Enroll Leader and Standbys into the auto-failover cluster

The Leader and each Standby must be explicitly enrolled into the auto-failover cluster.

  1. Enroll the Leader and each Standby into the auto-failover cluster by running the following command on each respective cluster node.

     

    The command for the Standbys is slightly different than the command for Leader. The command for enrolling Standbys includes an additional argument, the -m argument, to identify the Leader.

     
    # For Leader enrollment: 
    $ docker exec <leader-container-name> evoke cluster enroll -n <leader-dns> <my-cluster-name>
    # For Standby enrollment: 
    $ docker exec <standby-container-name> evoke cluster enroll -n <standby-dns> -m <leader-dns> <my-cluster-name>

    Variable

    Description

    leader/standby dns

    The DNS resolvable name of the cluster node you are enrolling.

    -m leader-dns

    The leader-dns is the DNS resolvable name of the Leader that the Standby is associated with.

    my-cluster-name

    The auto-failover cluster name as defined in the cluster policy. This value must match the last component of the policy ID (my-cluster-name) in the cluster policy.

    For example:

     
    # Enroll the Leader
    $ docker exec mycontainer evoke cluster enroll -n node1.example.com cluster-1
    # Enroll Standby1:
    $ docker exec mycontainer evoke cluster enroll -n node2.example.com -m node1.example.com cluster-1
    # Enroll Standby2:
    $ docker exec mycontainer evoke cluster enroll -n node3.example.com -m node1.example.com cluster-1
  2. Continue with Verify status of Leader and Standbys.

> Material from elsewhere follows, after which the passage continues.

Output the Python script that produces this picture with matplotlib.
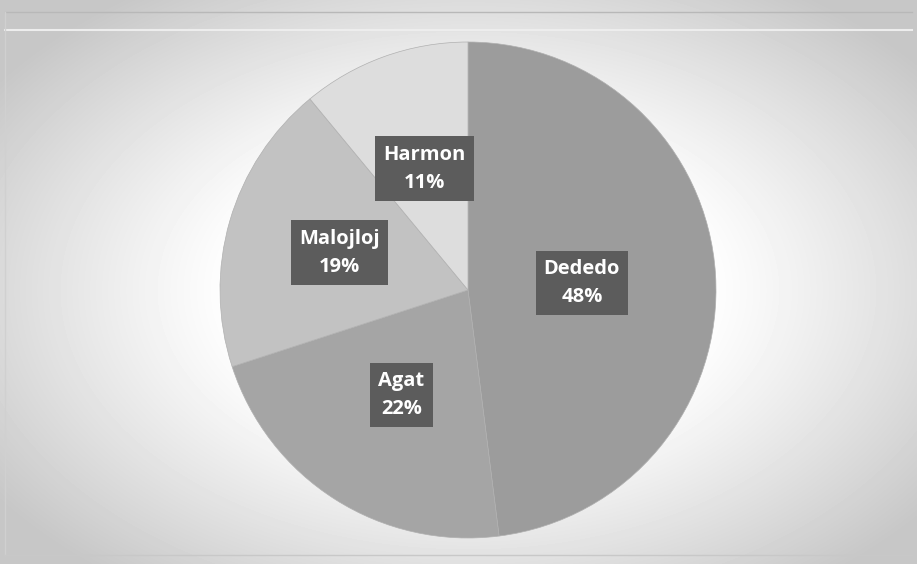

Verify status of Leader and Standbys

Run the following commands to verify the health and status of the Leader and each of the Standbys in the auto-failover cluster.

  1. On the Leader node, run the following command to check its status in the cluster:

     
    $ curl localhost/health

    The following response is normal and indicates that the node is ready to participate in auto-failover:

     
    {
      "ok": true,
      "status": "running",
      "message": "acting as master"
    } 
  2. On each Standby node, run the following command to check its status in the cluster:

     
    $ curl localhost/health

    The following response is normal and indicates that the node is ready to participate in auto-failover:

     
    {
      "ok": true,
      "status": "standing_by",
      "message": null
    } 

If a node fails to join the cluster because of some error, the message field in the cluster status response describes the reason for the failure.